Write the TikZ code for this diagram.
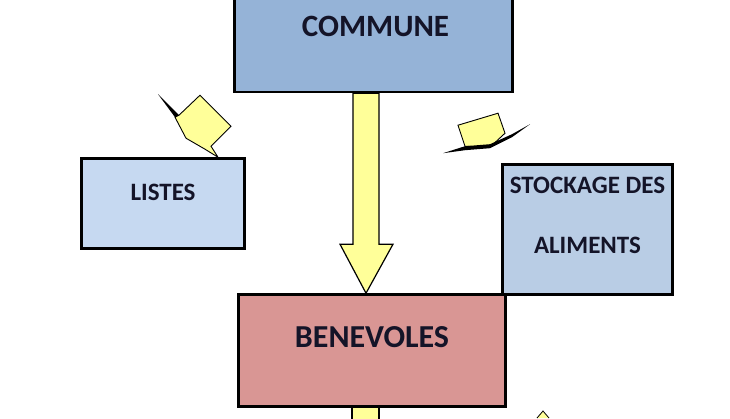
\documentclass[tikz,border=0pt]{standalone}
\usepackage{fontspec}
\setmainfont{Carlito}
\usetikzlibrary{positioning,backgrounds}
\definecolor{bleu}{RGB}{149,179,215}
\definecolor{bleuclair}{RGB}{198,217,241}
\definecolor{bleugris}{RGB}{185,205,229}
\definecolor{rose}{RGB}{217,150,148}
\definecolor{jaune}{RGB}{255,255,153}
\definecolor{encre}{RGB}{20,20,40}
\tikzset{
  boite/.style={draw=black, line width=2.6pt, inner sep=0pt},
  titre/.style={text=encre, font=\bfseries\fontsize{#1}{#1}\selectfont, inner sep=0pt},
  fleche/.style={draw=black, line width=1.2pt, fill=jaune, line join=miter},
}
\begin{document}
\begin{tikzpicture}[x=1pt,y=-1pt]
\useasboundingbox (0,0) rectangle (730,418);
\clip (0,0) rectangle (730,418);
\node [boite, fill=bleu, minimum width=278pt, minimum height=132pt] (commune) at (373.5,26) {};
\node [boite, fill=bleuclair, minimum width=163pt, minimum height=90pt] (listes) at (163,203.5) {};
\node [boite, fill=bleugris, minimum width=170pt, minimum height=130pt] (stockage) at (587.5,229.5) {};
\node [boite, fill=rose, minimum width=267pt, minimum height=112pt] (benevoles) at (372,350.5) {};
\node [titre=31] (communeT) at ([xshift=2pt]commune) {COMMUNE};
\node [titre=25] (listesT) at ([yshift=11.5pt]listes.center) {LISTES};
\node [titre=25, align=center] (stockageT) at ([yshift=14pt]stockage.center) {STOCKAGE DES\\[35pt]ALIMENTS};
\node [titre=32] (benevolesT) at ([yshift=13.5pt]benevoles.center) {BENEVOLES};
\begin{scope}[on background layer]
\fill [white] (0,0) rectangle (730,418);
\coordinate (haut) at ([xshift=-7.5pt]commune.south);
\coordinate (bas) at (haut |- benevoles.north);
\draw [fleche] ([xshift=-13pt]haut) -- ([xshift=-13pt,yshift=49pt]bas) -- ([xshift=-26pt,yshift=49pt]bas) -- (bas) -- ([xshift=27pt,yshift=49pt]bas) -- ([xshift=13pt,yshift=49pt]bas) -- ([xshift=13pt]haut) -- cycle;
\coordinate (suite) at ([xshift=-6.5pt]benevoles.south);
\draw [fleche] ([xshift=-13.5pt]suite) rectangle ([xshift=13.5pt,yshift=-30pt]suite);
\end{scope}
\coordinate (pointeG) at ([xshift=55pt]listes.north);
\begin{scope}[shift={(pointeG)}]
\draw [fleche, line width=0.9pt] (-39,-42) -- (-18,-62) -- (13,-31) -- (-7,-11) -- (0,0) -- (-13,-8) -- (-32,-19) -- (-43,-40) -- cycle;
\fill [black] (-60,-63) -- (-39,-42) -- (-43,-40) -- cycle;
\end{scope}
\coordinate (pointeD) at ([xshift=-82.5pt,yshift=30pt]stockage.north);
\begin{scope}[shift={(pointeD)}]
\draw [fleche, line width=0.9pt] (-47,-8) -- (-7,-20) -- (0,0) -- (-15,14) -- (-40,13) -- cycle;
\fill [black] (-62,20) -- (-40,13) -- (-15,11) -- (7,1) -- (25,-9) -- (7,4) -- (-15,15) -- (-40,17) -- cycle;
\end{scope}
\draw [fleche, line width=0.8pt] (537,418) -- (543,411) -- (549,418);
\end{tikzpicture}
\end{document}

==

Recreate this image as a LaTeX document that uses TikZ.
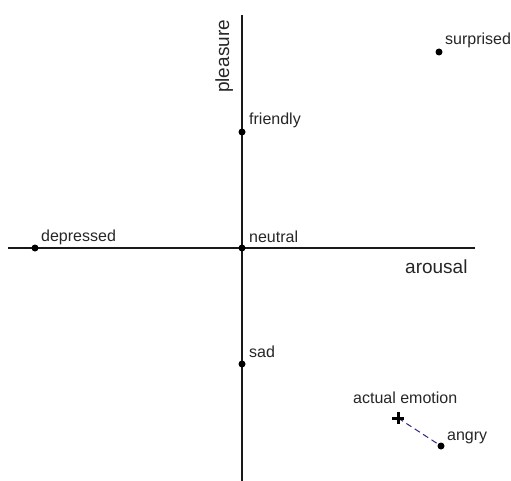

(STATED EXERCISE): Gather from the entries above all lines that include the string "this".

(EXERCISE RESULT):
Write the TikZ code for this diagram.
Recreate this image as a LaTeX document that uses TikZ.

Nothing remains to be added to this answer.